A lo largo de la historia, la Iglesia ha tenido momentos de gran influencia política y económica. Desde las alianzas con imperios y monarquías hasta los pactos con gobiernos modernos, muchas veces se ha buscado obtener protección, recursos o reconocimiento. Sin embargo, esa búsqueda de poder terreno ha llevado también a la corrupción espiritual y a la pérdida de la pureza del Evangelio.
Jesús dijo claramente: “Mi reino no es de este mundo” (Juan 18:36).
La misión de la Iglesia no es dominar estructuras humanas, sino predicar el Evangelio, hacer discípulos y servir a los necesitados. Cuando la Iglesia se asocia con los poderes terrenales para obtener privilegios o riquezas, corre el riesgo de comprometer su mensaje, de callar ante la injusticia y de adaptarse al sistema del mundo.
El apóstol Santiago advirtió: “¿No sabéis que la amistad del mundo es enemistad contra Dios?” (Santiago 4:4).
Hoy, en tiempos donde las riquezas, la imagen y la influencia parecen ser los nuevos “dioses” de este siglo, la Iglesia debe mantenerse fiel a su llamado espiritual. No debe buscar poder político, sino autoridad espiritual; no debe acumular tesoros en la tierra, sino en el cielo.
Jesús enseñó: “No podéis servir a Dios y a las riquezas” (Mateo 6:24).
Advertencias:
Peligro de la corrupción espiritual: cuando la Iglesia busca el favor del Estado o del dinero, termina justificando el pecado y perdiendo su discernimiento.

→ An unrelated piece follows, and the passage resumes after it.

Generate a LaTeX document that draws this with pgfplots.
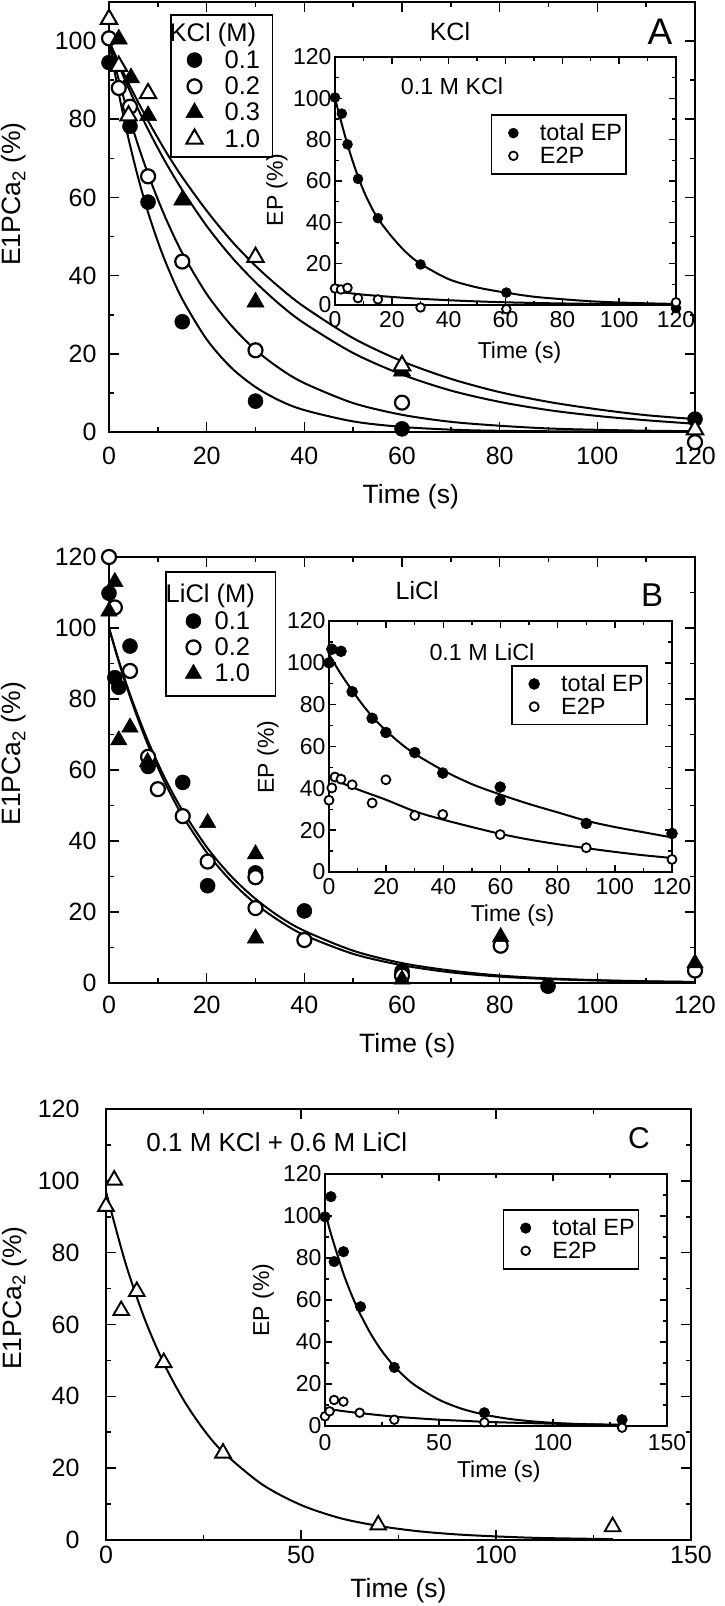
\documentclass[border=0pt]{standalone}
\usepackage{fontspec}
\setmainfont{Liberation Sans}
\usepackage{pgfplots}
\pgfplotsset{compat=1.18}
\newcommand{\fs}[1]{\fontsize{#1}{#1}\selectfont}
\newcommand{\ie}[1]{\hspace*{20.5pt}#1\hspace*{-14pt}}
\pgfplotsset{
  base/.style={
    scale only axis, clip=false, anchor=south west,
    axis line style={line width=2pt},
    tick style={black, line width=1.6pt},
    tick align=inside,
    major tick length=10pt, minor tick length=5pt,
    /pgf/number format/assume math mode=true,
    ticklabel style={font=\fs{25}},
    label style={font=\fs{26.5}},
    legend cell align=left,
  },
  inset/.style={
    base, major tick length=7pt, minor tick length=4pt,
    axis line style={line width=1.8pt},
    tick style={black, line width=1.4pt},
    ticklabel style={font=\fs{23}},
    label style={font=\fs{23}},
    xmin=0, ymin=0, ymax=120, ytick={0,20,...,120}, minor y tick num=1,
    xticklabel style={yshift=-3pt},
    legend style={anchor=north west, draw=black, line width=1.6pt, font=\fs{23.5},
      inner xsep=16.75pt, inner ysep=8pt, row sep=2.5pt, nodes={inner sep=1pt}},
  },
  curve/.style={black, line width=2pt, no marks, smooth, forget plot},
  fc/.style={only marks, mark=*, mark size=#1, mark options={fill=black, draw=black, line width=0.5pt}},
  oc/.style={only marks, mark=*, mark size=#1, mark options={fill=white, draw=black, line width=2.2pt}},
  ocs/.style={only marks, mark=*, mark size=#1, mark options={fill=white, draw=black, line width=1.8pt}},
  ft/.style={only marks, mark=triangle*, mark size=#1, mark options={fill=black, draw=black, line width=0.5pt}},
  ot/.style={only marks, mark=triangle*, mark size=#1, mark options={fill=white, draw=black, line width=2pt}},
  ots/.style={only marks, mark=triangle*, mark size=#1, mark options={fill=white, draw=black, line width=1.9pt}},
}
\begin{document}
\begin{tikzpicture}
\useasboundingbox (0pt,0pt) rectangle (724pt,1606pt);

%================ PANEL A main
\begin{axis}[base, at={(109pt,1174pt)}, width=586pt, height=430pt,
  xmin=0, xmax=120, ymin=0, ymax=110,
  xtick={0,20,...,120}, ytick={0,20,...,100}, minor x tick num=1, minor y tick num=1,
  xticklabel style={yshift=-12pt}, yticklabel style={xshift=-9pt},
  xlabel={Time (s)}, ylabel={E1PCa\textsubscript{2} (\%)},
  xlabel style={at={(axis description cs:0.515,-0.151)}, anchor=center},
  ylabel style={at={(axis description cs:-0.162,0.553)}, anchor=center},
  legend style={at={(axis description cs:0.104,0.972)}, anchor=north west, draw=black, line width=1.8pt,
    font=\fs{25.5}, inner xsep=15pt, inner ysep=7pt, row sep=4pt, nodes={inner sep=1.5pt}},
]
\addplot[curve] coordinates {(0,100)(2,86.6)(4,75.0)(6,64.9)(8,56.2)(10,48.7)(12,42.2)(15,34.0)(20,23.7)(25,16.5)(30,11.5)(35,8.0)(40,5.6)(50,2.7)(60,1.3)(70,0.6)(80,0.3)(100,0.1)(120,0.0)};
\addplot[curve] coordinates {(0,100)(2,90.1)(4,81.2)(6,73.2)(8,66.0)(10,59.5)(12,53.6)(15,45.8)(20,35.3)(25,27.3)(30,21.0)(35,16.2)(40,12.5)(50,7.4)(60,4.4)(70,2.6)(80,1.6)(90,0.9)(100,0.55)(110,0.33)(120,0.2)};
\addplot[curve] coordinates {(0,100)(2,93.8)(4,88.0)(6,82.5)(8,77.4)(10,72.6)(12,68.1)(15,61.9)(20,52.7)(25,44.9)(30,38.3)(35,32.6)(40,27.8)(50,20.2)(60,14.7)(70,10.6)(80,7.7)(90,5.6)(100,4.1)(110,3.0)(120,2.1)};
\addplot[curve] coordinates {(0,100)(2,94.5)(4,89.2)(6,84.3)(8,79.6)(10,75.2)(12,71.0)(15,65.2)(20,56.6)(25,49.0)(30,42.5)(35,36.9)(40,32.0)(50,24.0)(60,18.1)(70,13.6)(80,10.2)(90,7.7)(100,5.8)(110,4.3)(120,3.3)};
\addlegendimage{empty legend}\addlegendentry{\hspace*{-35pt}KCl (M)}
\addplot[fc=7.5] coordinates {(0,94.5)(4.3,78.2)(8,58.8)(15,28.2)(30,7.9)(60,0.8)(120,3.3)};
\addlegendentry{\hspace*{20pt}0.1\hspace*{-10pt}}
\addplot[oc=7] coordinates {(0,100.7)(2,88)(4.3,83.2)(8,65.4)(15,43.6)(30,20.9)(60,7.5)(120,-2.6)};
\addlegendentry{\hspace*{20pt}0.2\hspace*{-10pt}}
\addplot[ft=10] coordinates {(2,100.5)(4.5,90.6)(8,80.9)(15,59.3)(30,33.2)(60,15.6)};
\addlegendentry{\hspace*{20pt}0.3\hspace*{-10pt}}
\addplot[ot=9.5] coordinates {(0,105.6)(2,93.6)(4,80.9)(8,86.6)(30,44.7)(60,17)(120,0.6)};
\addlegendentry{\hspace*{20pt}1.0\hspace*{-10pt}}
\node[font=\fs{37}] at (axis description cs:0.940,0.930) {A};
\end{axis}

%================ PANEL A inset
\begin{axis}[inset, at={(335pt,1301pt)}, width=341pt, height=248pt,
  xmax=120, xtick={0,20,...,120}, minor x tick num=1,
  xlabel={Time (s)}, ylabel={EP (\%)},
  xlabel style={at={(axis description cs:0.541,-0.19)}, anchor=center},
  ylabel style={at={(axis description cs:-0.17,0.464)}, anchor=center},
  title={KCl}, title style={at={(axis description cs:0.337,1.08)}, anchor=center, font=\fs{25}},
  legend style={at={(axis description cs:0.457,0.770)}},
]
\addplot[curve] coordinates {(0,100)(2,89.5)(4,79.5)(6,70.5)(8,62.5)(10,55.5)(12,49.5)(15,42)(20,33)(25,25.5)(30,20)(40,12.5)(50,8.5)(60,6)(70,4)(80,2.8)(90,1.8)(100,1.2)(110,0.8)(120,0.5)};
\addplot[curve] coordinates {(0,6.5)(10,5.0)(20,3.9)(30,3.0)(45,2.0)(60,1.3)(75,0.85)(90,0.55)(105,0.35)(120,0.22)};
\addplot[fc=5] coordinates {(0,100.4)(2.4,92.6)(4.4,77.7)(8.1,61)(15.1,42)(30.1,19.6)(60.3,6)(120,-1.5)};
\addlegendentry{\ie{total EP}}
\addplot[ocs=4.3] coordinates {(0,8)(2.1,7.5)(4.4,8.3)(8.1,3.3)(15.1,2.7)(30.1,-1.2)(60.3,-2)(120,1.3)};
\addlegendentry{\ie{E2P}}
\node[font=\fs{23.3}] at (axis description cs:0.343,0.883) {0.1 M KCl};
\end{axis}

%================ PANEL B main
\begin{axis}[base, at={(109pt,623pt)}, width=586pt, height=426pt,
  xmin=0, xmax=120, ymin=0, ymax=120,
  xtick={0,20,...,120}, ytick={0,20,...,120}, minor x tick num=1, minor y tick num=1,
  xticklabel style={yshift=-10pt}, yticklabel style={xshift=-9pt},
  xlabel={Time (s)}, ylabel={E1PCa\textsubscript{2} (\%)},
  xlabel style={at={(axis description cs:0.509,-0.148)}, anchor=center},
  ylabel style={at={(axis description cs:-0.162,0.538)}, anchor=center},
  legend style={at={(axis description cs:0.0956,0.967)}, anchor=north west, draw=black, line width=1.8pt,
    font=\fs{25.5}, inner xsep=19pt, inner ysep=11pt, row sep=4pt, nodes={inner sep=1.5pt}},
]
\addplot[curve] coordinates {(0,100)(2,90.5)(4,81.9)(6,74.1)(8,67.0)(10,60.7)(12,54.9)(15,47.2)(20,36.8)(25,28.7)(30,22.3)(35,17.4)(40,13.5)(50,8.2)(60,5.0)(70,3.0)(80,1.8)(90,1.1)(100,0.7)(110,0.4)(120,0.25)};
\addplot[curve] coordinates {(0,100)(2,90.8)(4,82.5)(6,75.0)(8,68.1)(10,61.9)(12,56.2)(15,48.7)(20,38.3)(25,30.1)(30,23.7)(35,18.6)(40,14.7)(50,9.1)(60,5.6)(70,3.5)(80,2.1)(90,1.3)(100,0.8)(110,0.5)(120,0.3)};
\addlegendimage{empty legend}\addlegendentry{\hspace*{-37.5pt}LiCl (M)}
\addplot[fc=7.5] coordinates {(0,109.8)(1.2,86)(2,83.3)(4.3,94.9)(8,61)(15.1,56.5)(20.2,27.4)(30,31)(40,20.3)(60,3.3)(89.9,-0.9)};
\addlegendentry{\hspace*{11.5pt}0.1\hspace*{-4pt}}
\addplot[oc=7] coordinates {(0,120)(1.2,105.8)(4.3,87.9)(8,63.7)(10,54.6)(15.1,47)(20.2,34.2)(30,29.8)(30,21.1)(40,12.1)(60,2.1)(80.2,10.5)(120,3.5)};
\addlegendentry{\hspace*{11.5pt}0.2\hspace*{-4pt}}
\addplot[ft=9.5] coordinates {(0,104.7)(1.2,113)(2,68.4)(4.3,72)(7.9,62.3)(20.2,45.1)(30,36.3)(30,12.6)(60,1)(80.2,13)(120,5.6)};
\addlegendentry{\hspace*{11.5pt}1.0\hspace*{-4pt}}
\node[font=\fs{33}] at (axis description cs:0.927,0.911) {B};
\end{axis}

%================ PANEL B inset
\begin{axis}[inset, at={(329pt,734pt)}, width=343pt, height=251pt,
  xmax=120, xtick={0,20,...,120}, minor x tick num=1,
  xlabel={Time (s)}, ylabel={EP (\%)},
  xlabel style={at={(axis description cs:0.535,-0.175)}, anchor=center},
  ylabel style={at={(axis description cs:-0.178,0.458)}, anchor=center},
  title={LiCl}, title style={at={(axis description cs:0.257,1.096)}, anchor=center, font=\fs{25}},
  legend style={at={(axis description cs:0.531,0.825)}},
]
\addplot[curve] coordinates {(0,104)(4,95)(8,87)(12,79.5)(16,73)(20,67.5)(25,61.5)(30,56.5)(40,48.5)(50,42)(60,37)(70,32.5)(80,28.5)(90,24.5)(100,21.5)(110,19)(120,16.5)};
\addplot[curve] coordinates {(0,45)(10,39.5)(20,34.5)(30,29)(40,25)(50,21.5)(60,18.2)(70,15.5)(80,13.3)(90,11.4)(100,9.6)(110,8)(120,6.7)};
\addplot[fc=5.5] coordinates {(0,100)(1,106.5)(4.2,105.5)(8.1,86.2)(15.1,73.5)(19.9,66.7)(30,57.1)(39.8,47.3)(59.9,40.6)(59.9,34.3)(90,23.2)(120,18.4)};
\addlegendentry{\ie{total EP}}
\addplot[ocs=4.5] coordinates {(0,34.3)(1,40.2)(2.1,45.4)(4.2,44.4)(8.1,41.7)(15.1,33)(19.9,44.1)(30,27)(39.8,27.5)(59.9,17.9)(90,11.6)(120,6)};
\addlegendentry{\ie{E2P}}
\node[font=\fs{23.3}] at (axis description cs:0.446,0.876) {0.1 M LiCl};
\end{axis}

%================ PANEL C main
\begin{axis}[base, at={(106pt,66pt)}, width=585pt, height=431pt,
  xmin=0, xmax=150, ymin=0, ymax=120,
  xtick={0,50,100,150}, ytick={0,20,...,120}, minor x tick num=1, minor y tick num=1,
  xticklabel style={yshift=-3pt}, yticklabel style={xshift=-23pt},
  xlabel={Time (s)}, ylabel={E1PCa\textsubscript{2} (\%)},
  xlabel style={at={(axis description cs:0.5,-0.118)}, anchor=center},
  ylabel style={at={(axis description cs:-0.157,0.561)}, anchor=center},
]
\addplot[curve] coordinates {(0,97)(5,77.1)(10,61.3)(15,48.8)(20,38.8)(25,30.8)(30,24.5)(40,15.5)(50,9.75)(60,6.1)(70,3.9)(80,2.45)(90,1.55)(100,1.0)(110,0.6)(120,0.4)(130,0.25)};
\addplot[ots=9] coordinates {(0,92.9)(2.1,100.2)(3.9,63.9)(7.9,69.2)(14.8,49.4)(30,24.2)(69.8,4.2)(129.9,3.7)};
\node[font=\fs{26}] at (axis description cs:0.292,0.923) {0.1 M KCl + 0.6 M LiCl};
\node[font=\fs{30}] at (axis description cs:0.911,0.933) {C};
\end{axis}

%================ PANEL C inset
\begin{axis}[inset, at={(325pt,180pt)}, width=342pt, height=252pt,
  xmax=150, xtick={0,50,100,150}, minor x tick num=1,
  xticklabel style={yshift=-2pt},
  xlabel={Time (s)}, ylabel={EP (\%)},
  xlabel style={at={(axis description cs:0.508,-0.18)}, anchor=center},
  ylabel style={at={(axis description cs:-0.181,0.5)}, anchor=center},
  legend style={at={(axis description cs:0.520,0.861)}},
]
\addplot[curve] coordinates {(0,102)(2,93.8)(4,86.5)(6,79.6)(8,72.8)(10,67.0)(12,61.6)(15,54.3)(20,44.0)(25,35.6)(30,28.9)(35,23.4)(40,19.0)(50,12.5)(60,8.2)(70,5.4)(80,3.5)(90,2.3)(100,1.5)(110,1.0)(120,0.66)(130,0.43)};
\addplot[curve] coordinates {(0,8.3)(10,6.8)(20,5.6)(30,4.5)(40,3.7)(50,3.0)(60,2.5)(70,2.0)(80,1.65)(90,1.35)(100,1.1)(110,0.9)(120,0.74)(130,0.6)};
\addplot[fc=5.3] coordinates {(0,99.6)(2.6,109.2)(4,78.3)(8.1,83)(15.6,56.8)(30.4,27.9)(69.9,6.3)(130.3,3)};
\addlegendentry{\ie{total EP}}
\addplot[ocs=4.3] coordinates {(0,4.6)(2,7)(4,12.4)(8.1,11.6)(15.2,6.3)(30.4,3)(69.9,1.7)(130.3,-0.8)};
\addlegendentry{\ie{E2P}}
\end{axis}
\end{tikzpicture}
\end{document}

Desviación del propósito: en vez de ser luz del mundo, se convierte en parte de la oscuridad que antes debía confrontar.
Persecución futura: las alianzas con el poder humano suelen volverse en contra de la Iglesia cuando el gobierno cambia o cuando la verdad del Evangelio deja de ser conveniente.
Recomendaciones:
Mantener independencia espiritual: la Iglesia debe ser libre para predicar la verdad sin temor a perder apoyo político o económico.
Vivir con sencillez y transparencia: administrar los recursos con integridad, sin convertir la fe en un negocio.
Buscar la influencia del Espíritu Santo, no del mundo: el poder que transforma no viene del dinero ni de las alianzas humanas, sino de Dios.
Ser voz profética: aunque el mundo se oponga, la Iglesia debe levantar su voz contra la injusticia, el pecado y la idolatría moderna.
La verdadera grandeza de la Iglesia no está en su riqueza ni en su posición política, sino en su fidelidad a Cristo.
Cuando la Iglesia se mantiene pura, humilde y obediente, su influencia es mayor que cualquier poder terrenal. Porque la autoridad espiritual viene del cielo, no del trono humano.